In this era, the entrepreneurs of the frontier age gave way to business leaders who collaborated to promote the city and resist unionization. The city became a regional center for banking and insurance. Between 1916 and 1918, Omaha rose from sixteenth to fourteenth on the list of cities leading the nation in bank clearings. Nebraska led the nation in the number of banks per capita—with one for every 1,207 people, compared to the national average of one for every 4,032. In Nebraska, and Omaha particularly, managing and protecting capital was big business.

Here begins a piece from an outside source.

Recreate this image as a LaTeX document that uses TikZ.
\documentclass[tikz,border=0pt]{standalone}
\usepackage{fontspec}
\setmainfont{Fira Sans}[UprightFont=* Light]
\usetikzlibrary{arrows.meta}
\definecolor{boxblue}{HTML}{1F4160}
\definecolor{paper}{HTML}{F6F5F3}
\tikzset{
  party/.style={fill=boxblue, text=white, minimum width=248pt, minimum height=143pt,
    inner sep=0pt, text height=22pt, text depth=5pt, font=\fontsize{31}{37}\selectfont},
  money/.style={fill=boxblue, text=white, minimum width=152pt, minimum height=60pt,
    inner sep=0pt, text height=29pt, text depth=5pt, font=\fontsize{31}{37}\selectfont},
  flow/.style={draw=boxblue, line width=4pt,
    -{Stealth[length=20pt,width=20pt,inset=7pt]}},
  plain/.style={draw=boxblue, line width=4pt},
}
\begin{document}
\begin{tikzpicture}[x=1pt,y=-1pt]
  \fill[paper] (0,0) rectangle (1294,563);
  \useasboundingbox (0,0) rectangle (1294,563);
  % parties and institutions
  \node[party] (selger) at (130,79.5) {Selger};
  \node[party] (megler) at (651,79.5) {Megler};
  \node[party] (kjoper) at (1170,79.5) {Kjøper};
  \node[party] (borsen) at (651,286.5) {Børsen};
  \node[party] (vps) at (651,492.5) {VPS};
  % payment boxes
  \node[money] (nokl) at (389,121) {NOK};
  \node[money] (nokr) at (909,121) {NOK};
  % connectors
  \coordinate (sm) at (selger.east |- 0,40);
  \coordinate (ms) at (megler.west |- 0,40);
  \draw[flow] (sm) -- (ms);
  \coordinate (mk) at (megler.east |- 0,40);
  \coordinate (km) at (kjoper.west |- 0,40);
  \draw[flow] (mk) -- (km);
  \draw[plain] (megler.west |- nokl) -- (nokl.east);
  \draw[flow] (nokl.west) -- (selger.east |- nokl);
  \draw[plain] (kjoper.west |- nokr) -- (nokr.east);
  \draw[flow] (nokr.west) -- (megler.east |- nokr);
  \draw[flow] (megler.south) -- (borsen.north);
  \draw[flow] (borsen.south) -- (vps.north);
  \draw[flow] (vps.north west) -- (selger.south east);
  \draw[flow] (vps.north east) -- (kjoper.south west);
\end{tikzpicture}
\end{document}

Despite its importance as a financial center, Omaha also had a dark side. As in many American cities, political control rested in the hands of a shadowy political boss. Gambling and saloons flourished even after national prohibition was adopted in 1919. By one estimate, Omaha had twenty-six hundred prostitutes in 1910. Providing sex and liquor to cowboys, railroad workers and other men, the city's houses of ill repute netted $17.5 million a year. In addition to crime, liquor, and prostitution, Omaha also experienced inter-ethnic and racial violence. A mob of a thousand men attacked the Greek section of town in 1909, looting, burning buildings, and attacking residents. Ten years later, as race riots flared in mid-western cities, an African-American packinghouse worker was arrested and accused of assaulting a nineteen-year-old white woman and her companion. A mob stormed the courthouse, nearly lynched the mayor, and then seized the defendant. He was hanged, mutilated, and dragged through the streets with a rope around his neck. His bullet-riddled body was burned as the crowd cheered and posed for photographers.

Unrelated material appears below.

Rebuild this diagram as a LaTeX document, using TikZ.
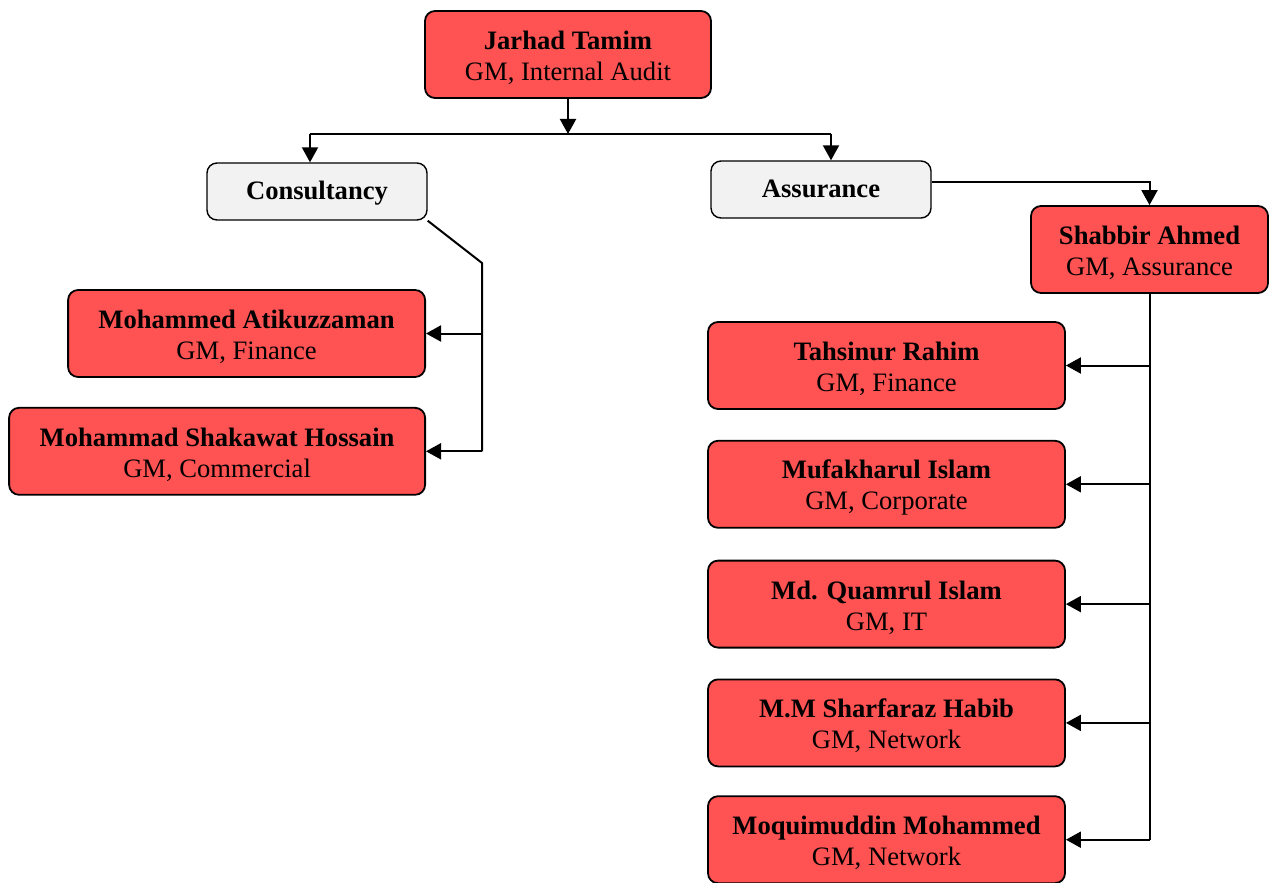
\documentclass[tikz,border=0pt]{standalone}
\usepackage{fontspec}
\setmainfont{Liberation Serif}
\usetikzlibrary{arrows.meta, positioning, calc}
\definecolor{boxred}{RGB}{255,82,82}
\definecolor{boxgray}{RGB}{242,242,242}
\newcommand{\who}[1]{\rule{0pt}{12.5pt}\textbf{#1}}
\tikzstyle{person} = [
    rectangle,
    rounded corners=5pt,
    minimum height=43.5pt,
    text centered,
    align=center,
    draw=black,
    line width=0.9pt,
    fill=boxred,
    inner sep=2pt,
    font=\fontsize{13.3}{15.5}\selectfont
]
\tikzstyle{unit} = [
    rectangle,
    rounded corners=5pt,
    minimum width=110pt,
    minimum height=28.5pt,
    text centered,
    text height=11pt,
    text depth=3pt,
    draw=black,
    line width=0.7pt,
    fill=boxgray,
    font=\fontsize{13.3}{15.5}\selectfont\bfseries
]
\tikzstyle{arrow} = [-{Triangle[length=7.5pt,width=8pt]}, line width=1pt]
\tikzstyle{link} = [line width=1pt]

\begin{document}
\begin{tikzpicture}[x=0.5pt, y=-0.5pt]
    \useasboundingbox (0,0) rectangle (1277,882);

    % Head
    \node (jarhad) [person, minimum width=143pt] at (568,54.5) {\who{Jarhad Tamim}\\GM, Internal Audit};

    % Units
    \node (consult) [unit] at (317,191.5) {Consultancy};
    \node (assure) [unit] at (821,189.5) {Assurance};

    % Consultancy side
    \node (atik) [person, minimum width=178.5pt, anchor=east] at (426,333.5) {\who{Mohammed Atikuzzaman}\\GM, Finance};
    \node (shakawat) [person, minimum width=208pt, below left=14.5pt and 0pt of atik.south east] {\who{Mohammad Shakawat Hossain}\\GM, Commercial};

    % Assurance side
    \node (shabbir) [person, minimum width=118.5pt] at (1149.5,249.5) {\who{Shabbir Ahmed}\\GM, Assurance};
    \node (tahsinur) [person, minimum width=178.5pt] at (886.5,365.5) {\who{Tahsinur Rahim}\\GM, Finance};
    \node (mufakharul) [person, minimum width=178.5pt, below=15pt of tahsinur] {\who{Mufakharul Islam}\\GM, Corporate};
    \node (quamrul) [person, minimum width=178.5pt, below=15.5pt of mufakharul] {\who{Md. Quamrul Islam}\\GM, IT};
    \node (sharfaraz) [person, minimum width=178.5pt, below=15pt of quamrul] {\who{M.M Sharfaraz Habib}\\GM, Network};
    \node (moquim) [person, minimum width=178.5pt, below=14pt of sharfaraz] {\who{Moquimuddin Mohammed}\\GM, Network};

    % Head to units
    \coordinate (bar) at (568,134);
    \coordinate (barL) at (310,134);
    \coordinate (barR) at (831,134);
    \draw [arrow] (jarhad.south) -- (bar);
    \draw [link] (barL) -- (barR);
    \draw [arrow] (barL) -- (barL |- consult.north);
    \draw [arrow] (barR) -- (barR |- assure.north);

    % Consultancy branch
    \coordinate (cbend) at (482,263);
    \draw [link] (consult.south east) -- (cbend) -- (cbend |- shakawat.east);
    \draw [arrow] (cbend |- atik.east) -- (atik.east);
    \draw [arrow] (cbend |- shakawat.east) -- (shakawat.east);

    % Assurance branch
    \draw [arrow] ($(assure.east)+(0,-7)$) -| (shabbir.north);
    \draw [link] (shabbir.south) -- (shabbir.south |- moquim.east);
    \foreach \n in {tahsinur, mufakharul, quamrul, sharfaraz, moquim}
        \draw [arrow] (shabbir.south |- \n.east) -- (\n.east);
\end{tikzpicture}
\end{document}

If he didn't witness the murder, thirteen-year-old Howard Ahmanson certainly heard about it. His neighbor and high school classmate, actor Henry Fonda, was so seared by what he saw that he became a lifelong advocate of racial equality and social justice. The chamber of commerce decried the violence and the breakdown in civil order. But the lesson that Howard seems to have taken from this event was far more practical: in investing or taking risks, avoid the fault lines of society—the boundaries between races—where friction could lead to cataclysm.

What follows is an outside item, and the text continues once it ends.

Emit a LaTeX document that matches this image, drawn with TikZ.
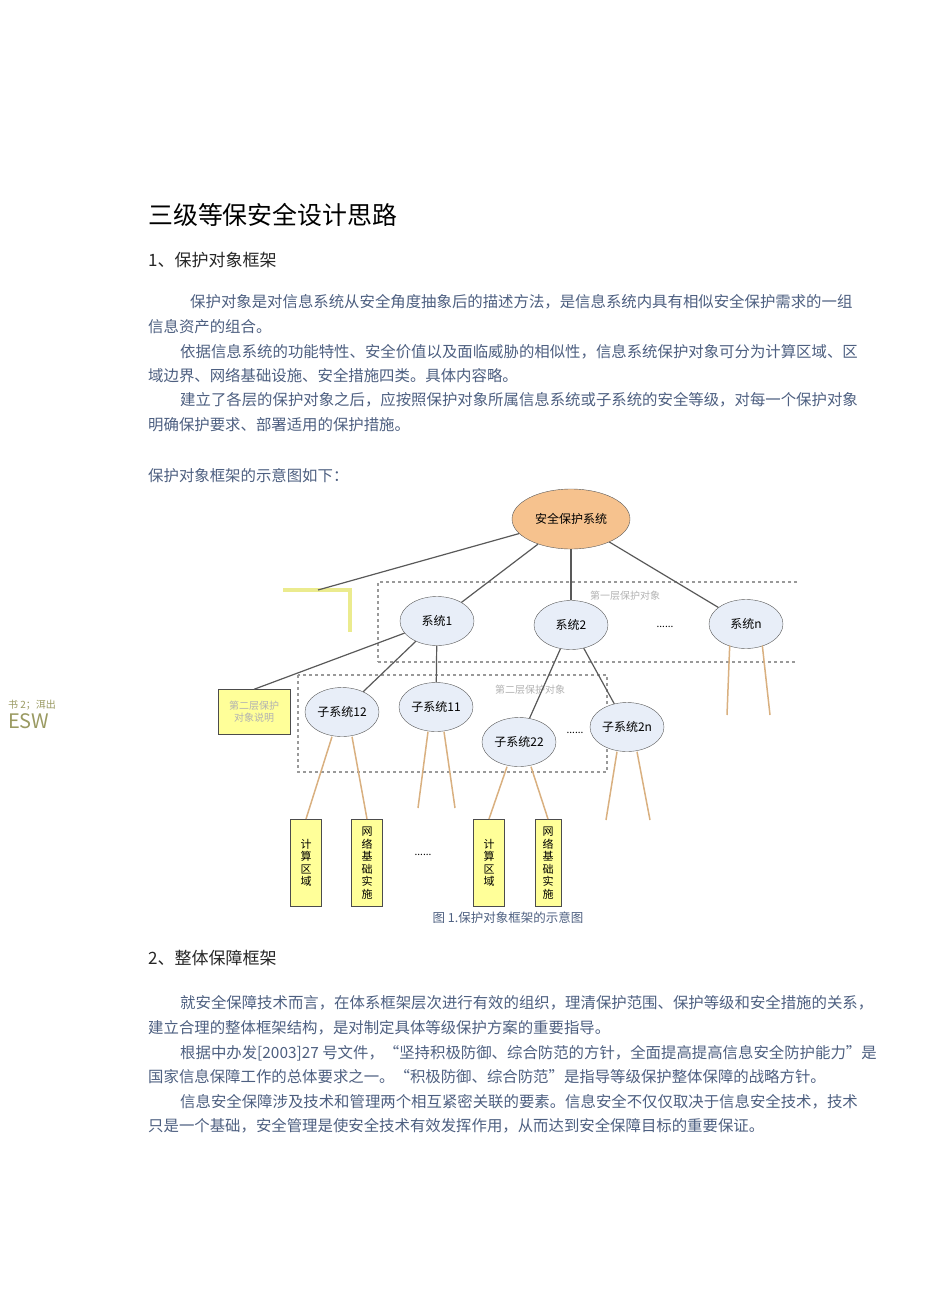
\documentclass[tikz,border=0pt]{standalone}
\usepackage{fontspec}
\setmainfont{Noto Sans CJK SC}
\usetikzlibrary{shapes.geometric}
\definecolor{bodyc}{HTML}{4D5F80}
\definecolor{orangef}{HTML}{F6C28E}
\definecolor{ellf}{HTML}{E8EEF8}
\definecolor{tan}{HTML}{D9B080}
\definecolor{yel}{HTML}{FFFF99}
\definecolor{olive}{HTML}{9A9A62}
\tikzset{
 body/.style={anchor=west,inner sep=0,text=bodyc,font=\fontsize{15.4}{15}\selectfont},
 head/.style={anchor=west,inner sep=0,text=black!85,font=\fontsize{17}{17}\selectfont},
 ell/.style={ellipse,draw=gray!70!black,fill=ellf,minimum width=74pt,minimum height=49pt,inner sep=0,font=\fontsize{12}{12}\selectfont},
 conn/.style={draw=gray!70!black,line width=1.2pt},
 leg/.style={draw=tan,line width=1.5pt},
 ybox/.style={draw=gray!60!black,fill=yel,line width=1pt,minimum width=31pt,minimum height=87pt,inner sep=0,align=center,font=\fontsize{11}{12.5}\selectfont},
 dbox/.style={draw=gray!80,dashed,line width=1.4pt},
 faint/.style={text=gray!60,font=\fontsize{10}{10}\selectfont},
}
\begin{document}
\begin{tikzpicture}[x=1pt,y=-1pt]
\useasboundingbox (0,0) rectangle (950,1314);
\node[anchor=west,inner sep=0,font=\fontsize{24.9}{25}\selectfont] (t) at (148,215) {三级等保安全设计思路};
\node[head] (h1) at (148,260) {1、保护对象框架};
\node[body] (p1) at (190,302) {保护对象是对信息系统从安全角度抽象后的描述方法，是信息系统内具有相似安全保护需求的一组};
\node[body] (p2) at (148,327) {信息资产的组合。};
\node[body] (p3) at (180,352) {依据信息系统的功能特性、安全价值以及面临威胁的相似性，信息系统保护对象可分为计算区域、区};
\node[body] (p4) at (148,376) {域边界、网络基础设施、安全措施四类。具体内容略。};
\node[body] (p5) at (180,400) {建立了各层的保护对象之后，应按照保护对象所属信息系统或子系统的安全等级，对每一个保护对象};
\node[body] (p6) at (148,425) {明确保护要求、部署适用的保护措施。};
\node[body] (p7) at (148,476) {保护对象框架的示意图如下：};
% margin note
\node[anchor=west,inner sep=0,text=olive,font=\fontsize{10}{10}\selectfont] (m1) at (8,705) {书 2；洱出};
\node[anchor=west,inner sep=0,text=olive,font=\fontsize{20}{20}\selectfont] (m2) at (8,721) {ESW};
% dashed boxes
\draw[dbox] (797,582) -- (378,582) -- (378,662);
\draw[dbox,line width=2.4pt] (378,662) -- (797,662);
\node[faint] (l1) at (625,596) {第一层保护对象};
\draw[dbox] (298,675) rectangle (607,772);
\node[faint] (l2) at (530,690) {第二层保护对象};
% top
\node[ellipse,draw=gray!70!black,fill=orangef,minimum width=118pt,minimum height=60pt,inner sep=0,font=\fontsize{12}{12}\selectfont] (top) at (571,519) {安全保护系统};
\node[ell] (s1) at (437,621) {系统1};
\node[ell] (s2) at (571,625) {系统2};
\node[ell] (sn) at (746,624) {系统n};
\node (d1) at (665,627) {......};
\coordinate (br) at (318,590);
\draw[draw=yel!80!olive,line width=4pt] (283,590) -- (350,590) -- (350,632);
\draw[conn] (top) -- (br);
\draw[conn] (top) -- (s1);
\draw[conn] (top) -- (s2);
\draw[conn] (top) -- (sn);
% second level
\node[ell] (c12) at (342,712) {子系统12};
\node[ell] (c11) at (436,707) {子系统11};
\node[ell] (c22) at (519,742) {子系统22};
\node[ell] (c2n) at (627,727) {子系统2n};
\node (d2) at (575,733) {......};
\node[draw=gray!60!black,fill=yel,minimum width=72pt,minimum height=45pt,inner sep=0,align=center,text=gray!60,font=\fontsize{10}{12}\selectfont] (yb) at (254,712) {第二层保护\\对象说明};
\draw[conn] (s1) -- (yb.north);
\draw[conn] (s1) -- (c12);
\draw[conn] (s1) -- (c11);
\draw[conn] (s2) -- (c22);
\draw[conn] (s2) -- (c2n);
% boxes
\node[ybox] (b1) at (306,863) {计\\算\\区\\域};
\node[ybox] (b2) at (367,863) {网\\络\\基\\础\\实\\施};
\node (d3) at (423,855) {......};
\node[ybox] (b3) at (489,863) {计\\算\\区\\域};
\node[ybox,minimum width=26pt] (b4) at (548,863) {网\\络\\基\\础\\实\\施};
% legs
\coordinate (e1) at (727,715); \coordinate (e2) at (770,715);
\draw[leg] (sn.south west) ++(10,4) -- (e1);
\draw[leg] (sn.south east) ++(-10,4) -- (e2);
\draw[leg] (c12.south) ++(-10,0) -- (b1.north);
\draw[leg] (c12.south) ++(10,0) -- (b2.north);
\coordinate (e3) at (418,808); \coordinate (e4) at (455,808);
\draw[leg] (c11.south) ++(-8,0) -- (e3);
\draw[leg] (c11.south) ++(8,0) -- (e4);
\draw[leg] (c22.south) ++(-12,0) -- (b3.north);
\draw[leg] (c22.south) ++(12,0) -- (b4.north);
\coordinate (e5) at (606,820); \coordinate (e6) at (650,820);
\draw[leg] (c2n.south) ++(-10,0) -- (e5);
\draw[leg] (c2n.south) ++(10,0) -- (e6);
\node[text=bodyc,font=\fontsize{12.5}{12.5}\selectfont] (cap) at (508,918) {图 1.保护对象框架的示意图};
% section 2
\node[head] (h2) at (148,958) {2、整体保障框架};
\node[body] (q1) at (180,1003) {就安全保障技术而言，在体系框架层次进行有效的组织，理清保护范围、保护等级和安全措施的关系，};
\node[body] (q2) at (148,1028) {建立合理的整体框架结构，是对制定具体等级保护方案的重要指导。};
\node[body] (q3) at (180,1053) {根据中办发[2003]27 号文件，“坚持积极防御、综合防范的方针，全面提高提高信息安全防护能力”是};
\node[body] (q4) at (148,1077) {国家信息保障工作的总体要求之一。“积极防御、综合防范”是指导等级保护整体保障的战略方针。};
\node[body] (q5) at (180,1102) {信息安全保障涉及技术和管理两个相互紧密关联的要素。信息安全不仅仅取决于信息安全技术，技术};
\node[body] (q6) at (148,1126) {只是一个基础，安全管理是使安全技术有效发挥作用，从而达到安全保障目标的重要保证。};
\end{tikzpicture}
\end{document}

SELLING FIRE INSURANCE IN A VOLATILE COMMUNITY
Howard frequently discussed the stock market, grain prices, land deals, the insurance industry, and politics with his father. These conversations undoubtedly influenced Howard's thinking about risk, management, and regulation.
In the 1920s, the American economy was in the midst of a critical transition that had begun well before World War I. New technologies and organizational strategies enabled a great merger movement that concentrated economic power. Giant corporations like Standard Oil, United States Steel, American Telephone & Telegraph, and American Tobacco—known to many as "the trusts"—employed thousands of workers and made millions of dollars in profits. Populists resisted this economic power and called for trust-busting and regulation. Under Presidents Theodore Roosevelt, William Howard Taft, and Woodrow Wilson, the federal government's role in the economy grew significantly. In various state capitals, new regulatory commissions and agencies proliferated to protect consumers and stabilize chaotic markets. Fire insurance, like virtually every other industry, was affected by the increasing scope and scale of business activity and government's growing role in managing the economy.